The Audi e-tron prototype combines power and efficiency. With a system output of up to 300 kW, the full-size SUV with a fully electric drive accelerates from 0-62mph in less than six seconds. In the WLTP test cycle, it covers more than 248 miles on one battery charge. One important factor for the long range is its innovative recuperation concept. The electric SUV proved this with an impressive performance at Pikes Peak.
At 4,302 metres (14,115 ft), Pikes Peak looms high in the southern Rocky Mountains. Where Walter Röhrl won the world’s most famous hill climb in the Audi Sport quattro S1 back in 1987, it is the Audi e-tron prototype that is now gaining interest with its recuperation system that is variable. On its 31-kilometre (19-mile) downhill drive, the electric SUV feeds so much energy back to the battery that it can cover approximately the same distance again. The difference in altitude of about 1,900 metres (6,233.6 ft) provides the necessary conditions for this. The Audi e-tron prototype recuperates energy with up to 300 Nm of torque (221.3 lb-ft) and 220 kW of electric power – more than 70% of its operating energy input.

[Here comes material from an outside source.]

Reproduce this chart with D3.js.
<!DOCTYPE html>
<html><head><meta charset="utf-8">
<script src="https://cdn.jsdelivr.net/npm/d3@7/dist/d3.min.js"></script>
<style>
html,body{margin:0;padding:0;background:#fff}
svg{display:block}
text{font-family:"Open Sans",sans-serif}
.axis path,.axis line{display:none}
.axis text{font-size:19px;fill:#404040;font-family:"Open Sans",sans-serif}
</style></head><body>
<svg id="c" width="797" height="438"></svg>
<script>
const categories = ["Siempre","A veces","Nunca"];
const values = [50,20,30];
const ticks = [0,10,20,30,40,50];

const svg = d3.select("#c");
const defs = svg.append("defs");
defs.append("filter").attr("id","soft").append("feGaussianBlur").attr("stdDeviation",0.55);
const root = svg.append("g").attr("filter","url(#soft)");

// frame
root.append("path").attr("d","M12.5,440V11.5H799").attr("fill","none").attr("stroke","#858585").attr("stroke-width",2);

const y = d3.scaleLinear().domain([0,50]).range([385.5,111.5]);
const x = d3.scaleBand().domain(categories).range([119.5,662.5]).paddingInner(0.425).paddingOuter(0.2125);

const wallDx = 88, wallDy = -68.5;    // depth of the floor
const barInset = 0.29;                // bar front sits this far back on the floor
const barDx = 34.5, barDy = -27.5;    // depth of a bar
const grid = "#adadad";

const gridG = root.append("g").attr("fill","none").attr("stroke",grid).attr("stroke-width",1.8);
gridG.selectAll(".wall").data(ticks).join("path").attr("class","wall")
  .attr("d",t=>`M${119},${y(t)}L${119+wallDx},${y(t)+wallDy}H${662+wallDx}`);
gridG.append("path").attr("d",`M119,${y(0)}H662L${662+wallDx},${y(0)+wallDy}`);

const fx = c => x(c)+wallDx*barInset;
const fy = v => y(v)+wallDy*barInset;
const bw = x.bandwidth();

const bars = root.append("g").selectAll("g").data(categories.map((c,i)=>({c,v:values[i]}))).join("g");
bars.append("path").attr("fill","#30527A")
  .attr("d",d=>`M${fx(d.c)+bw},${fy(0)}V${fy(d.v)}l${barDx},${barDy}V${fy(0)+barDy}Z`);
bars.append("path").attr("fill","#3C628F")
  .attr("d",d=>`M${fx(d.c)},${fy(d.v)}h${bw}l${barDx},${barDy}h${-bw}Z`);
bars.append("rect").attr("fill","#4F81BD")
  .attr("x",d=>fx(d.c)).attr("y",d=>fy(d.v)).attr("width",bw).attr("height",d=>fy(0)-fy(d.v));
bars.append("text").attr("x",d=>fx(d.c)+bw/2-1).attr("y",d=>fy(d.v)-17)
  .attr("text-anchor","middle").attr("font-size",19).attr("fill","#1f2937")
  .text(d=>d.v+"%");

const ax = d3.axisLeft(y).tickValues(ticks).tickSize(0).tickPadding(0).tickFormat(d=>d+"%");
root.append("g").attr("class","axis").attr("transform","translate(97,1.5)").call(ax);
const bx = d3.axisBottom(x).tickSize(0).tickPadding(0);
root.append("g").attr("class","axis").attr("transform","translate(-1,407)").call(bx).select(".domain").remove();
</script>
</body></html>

The recuperation concept: from freewheeling to a one-pedal feeling
The recuperation system contributes to up to 30% of the SUV’s range. It involves both the two electric motors and the electrohydraulically integrated brake control system. For the first time, three different recuperation modes are combined: manual coasting recuperation using the shift paddles, automatic coasting recuperation via the predictive efficiency assist, and brake recuperation with smooth transition between electric and hydraulic deceleration. Up to 0.3 g, the e-tron recuperates energy solely via the electric motors, without using the conventional brake – that covers over 90% of all decelerations. As a result, energy is fed back to the battery in practically all normal braking manoeuvres.

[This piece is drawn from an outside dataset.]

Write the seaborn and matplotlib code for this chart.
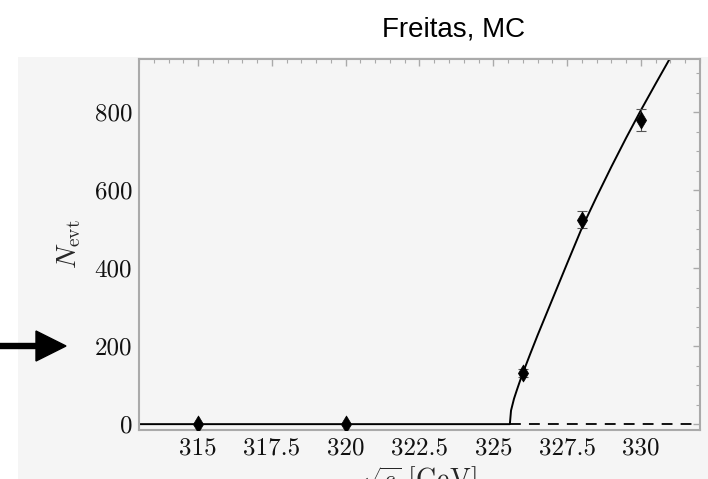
import matplotlib
matplotlib.use("Agg")
import matplotlib.pyplot as plt
from matplotlib.patches import Rectangle, FancyArrow
from matplotlib.ticker import MultipleLocator
import seaborn as sns
import pandas as pd

# data
point_x = [315, 320, 326, 328, 330]
point_y = [0, 0, 131, 524, 779]
point_err = [0, 0, 11, 22, 28]

curve_x = [313.0, 325.56, 325.6, 325.7, 325.8, 325.9, 326.0, 326.25, 326.5,
           327.0, 327.5, 328.0, 328.5, 329.0, 329.5, 330.0, 330.5, 331.0]
curve_y = [0, 0, 35, 65, 88, 110, 131, 180, 228,
           320, 412, 503, 583, 660, 734, 805, 873, 940]

dash_x = [325.56, 332.0]
dash_y = [0, 0]

x_ticks = [315, 317.5, 320, 322.5, 325, 327.5, 330]
x_tick_labels = ["315", "317.5", "320", "322.5", "325", "327.5", "330"]
y_ticks = [0, 200, 400, 600, 800]
y_tick_labels = ["0", "200", "400", "600", "800"]

sns.set_style("white")
plt.rcParams["font.family"] = ["cmr10", "DejaVu Serif"]
plt.rcParams["mathtext.fontset"] = "cm"
plt.rcParams["axes.formatter.use_mathtext"] = True

W, H = 708, 479
fig = plt.figure(figsize=(W / 100, H / 100), dpi=100)
fig.patch.set_facecolor("white")
bg = "#f5f5f5"
fig.add_artist(Rectangle((18 / W, 0), 1 - 18 / W, 1 - 57 / H,
                         transform=fig.transFigure, facecolor=bg,
                         edgecolor="none", zorder=0))

ax = fig.add_axes([139 / W, (H - 430) / H, (700 - 139) / W, (430 - 59) / H])
ax.set_facecolor(bg)

curve = pd.DataFrame({"x": curve_x, "y": curve_y})
dash = pd.DataFrame({"x": dash_x, "y": dash_y})
pts = pd.DataFrame({"x": point_x, "y": point_y, "e": point_err})

sns.lineplot(data=curve, x="x", y="y", ax=ax, color="black", lw=1.4,
             sort=False, estimator=None)
sns.lineplot(data=dash, x="x", y="y", ax=ax, color="black", lw=1.3,
             linestyle=(0, (6, 4.5)), estimator=None)
ax.errorbar(pts["x"], pts["y"], yerr=pts["e"], fmt="none", ecolor="#555555",
            elinewidth=0.8, capsize=3.5, capthick=0.8, zorder=3)
sns.scatterplot(data=pts, x="x", y="y", ax=ax, marker="d", s=75,
                color="black", edgecolor="black", linewidth=0.5, zorder=4)

ax.set_xlim(313.0, 332.0)
ax.set_ylim(-15, 936)
ax.set_xticks(x_ticks)
ax.set_xticklabels(x_tick_labels)
ax.set_yticks(y_ticks)
ax.set_yticklabels(y_tick_labels)
ax.xaxis.set_minor_locator(MultipleLocator(0.5))
ax.yaxis.set_minor_locator(MultipleLocator(50))

spc = "#aaaaaa"
for s in ax.spines.values():
    s.set_color(spc)
    s.set_linewidth(1.5)
ax.tick_params(which="both", direction="in", top=True, right=True,
               color=spc, labelsize=18, labelcolor="#111111")
ax.tick_params(which="major", length=5, width=1.0, pad=5)
ax.tick_params(which="minor", length=3, width=0.8)

ax.set_ylabel(r"$N_\mathrm{evt}$", fontsize=20, labelpad=8)
ax.set_xlabel(r"$\sqrt{s}\ [\mathrm{GeV}]$", fontsize=20, labelpad=4)

fig.text(454 / W, 1 - 30 / H, "Freitas, MC", ha="center", va="center",
         fontsize=20, family=["Liberation Sans", "DejaVu Sans"], color="black")

fig.add_artist(FancyArrow(0, 1 - 346 / H, 66 / W, 0, width=5 / H,
                          head_width=30 / H, head_length=30 / W,
                          length_includes_head=True, transform=fig.transFigure,
                          color="black", zorder=5))

fig.savefig("out.png", dpi=100)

The driver can select the degree of coasting recuperation in three stages using the steering wheel paddles. At the lowest stage, the vehicle coasts with no additional drag torque when the driver releases the accelerator pedal. At the highest stage, the electric SUV reduces the speed noticeably – the driver can slow down and accelerate using only the accelerator pedal. There is no need to use the brake pedal in this deceleration scenario.
The wheel brakes are involved only when the driver decelerates by more than 0.3 g using the brake pedal. They respond extremely quickly, thanks to a new electrohydraulic actuation concept.

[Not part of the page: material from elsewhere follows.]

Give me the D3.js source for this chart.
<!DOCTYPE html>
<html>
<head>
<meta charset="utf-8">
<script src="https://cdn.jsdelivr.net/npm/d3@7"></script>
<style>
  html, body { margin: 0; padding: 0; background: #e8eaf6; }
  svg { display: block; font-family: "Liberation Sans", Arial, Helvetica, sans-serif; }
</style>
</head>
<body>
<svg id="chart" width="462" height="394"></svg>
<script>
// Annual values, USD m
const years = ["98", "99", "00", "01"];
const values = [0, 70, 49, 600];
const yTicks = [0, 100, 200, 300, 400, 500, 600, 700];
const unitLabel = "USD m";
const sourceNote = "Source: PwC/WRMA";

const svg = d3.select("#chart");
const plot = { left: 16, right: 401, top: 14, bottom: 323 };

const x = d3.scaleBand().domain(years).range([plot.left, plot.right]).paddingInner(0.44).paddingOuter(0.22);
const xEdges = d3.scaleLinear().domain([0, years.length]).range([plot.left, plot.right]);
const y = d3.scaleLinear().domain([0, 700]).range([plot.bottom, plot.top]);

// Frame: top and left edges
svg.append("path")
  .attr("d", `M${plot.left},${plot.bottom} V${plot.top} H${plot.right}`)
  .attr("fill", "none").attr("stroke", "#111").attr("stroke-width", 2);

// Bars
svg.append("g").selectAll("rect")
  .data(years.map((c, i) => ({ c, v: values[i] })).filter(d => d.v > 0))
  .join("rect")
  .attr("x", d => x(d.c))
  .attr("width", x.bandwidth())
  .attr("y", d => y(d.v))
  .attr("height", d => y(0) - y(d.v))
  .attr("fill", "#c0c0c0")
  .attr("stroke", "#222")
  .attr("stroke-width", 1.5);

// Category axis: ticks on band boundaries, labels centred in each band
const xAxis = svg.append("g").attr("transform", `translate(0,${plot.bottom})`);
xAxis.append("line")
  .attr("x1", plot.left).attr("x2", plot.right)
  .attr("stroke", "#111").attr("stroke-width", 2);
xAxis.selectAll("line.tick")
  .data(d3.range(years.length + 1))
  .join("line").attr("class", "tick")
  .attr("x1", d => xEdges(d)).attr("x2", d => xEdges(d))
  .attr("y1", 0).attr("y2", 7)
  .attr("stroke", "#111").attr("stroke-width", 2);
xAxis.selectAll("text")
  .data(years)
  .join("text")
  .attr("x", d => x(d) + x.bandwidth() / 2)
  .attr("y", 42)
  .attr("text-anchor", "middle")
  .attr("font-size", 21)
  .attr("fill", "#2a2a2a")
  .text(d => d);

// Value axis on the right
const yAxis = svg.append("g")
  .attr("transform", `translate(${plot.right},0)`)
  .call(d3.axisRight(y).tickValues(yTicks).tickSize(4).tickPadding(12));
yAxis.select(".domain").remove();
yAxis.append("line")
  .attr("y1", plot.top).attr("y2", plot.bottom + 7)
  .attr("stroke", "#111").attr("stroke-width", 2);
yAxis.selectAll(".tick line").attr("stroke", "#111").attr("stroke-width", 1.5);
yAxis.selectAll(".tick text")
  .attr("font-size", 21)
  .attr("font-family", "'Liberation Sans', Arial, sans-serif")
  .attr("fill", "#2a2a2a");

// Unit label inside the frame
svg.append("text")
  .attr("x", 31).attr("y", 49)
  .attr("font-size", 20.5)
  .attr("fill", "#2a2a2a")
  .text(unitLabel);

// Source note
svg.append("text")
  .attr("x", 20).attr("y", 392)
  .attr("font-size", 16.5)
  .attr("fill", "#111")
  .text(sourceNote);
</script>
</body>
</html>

A hydraulic piston in the compact brake module generates additional pressure and thus additional brake force for the recuperation torque. When automated emergency braking is performed, there are only 150 milliseconds between the initiation of the deceleration and the presence of maximum brake pressure between the pads and disks. Thanks to this rapid pressure buildup, the braking distance is shortened by up to 20% compared with a conventional brake system.
Depending on the driving situation, the electrohydraulically integrated brake control system decides – electrically on each individual axle – whether the e-tron will decelerate using the electric motor, the wheel brake, or a combination of the two. The brake pedal is decoupled from the hydraulic system. The transition from the engine brake to the pure friction brake is so smooth the driver does not notice it.
This system allows the SUV to exploit its maximum recuperation potential in a targeted manner with support from the standard efficiency assist. The system uses radar sensors, camera images, navigation data and Car-to-X information to detect the traffic environment and the route. The driver is shown corresponding information in the Audi virtual cockpit as soon as it would be sensible to take the foot off the accelerator pedal. By interacting with the optional adaptive cruise assist, the efficiency assist can also decelerate and accelerate the electric SUV predictively.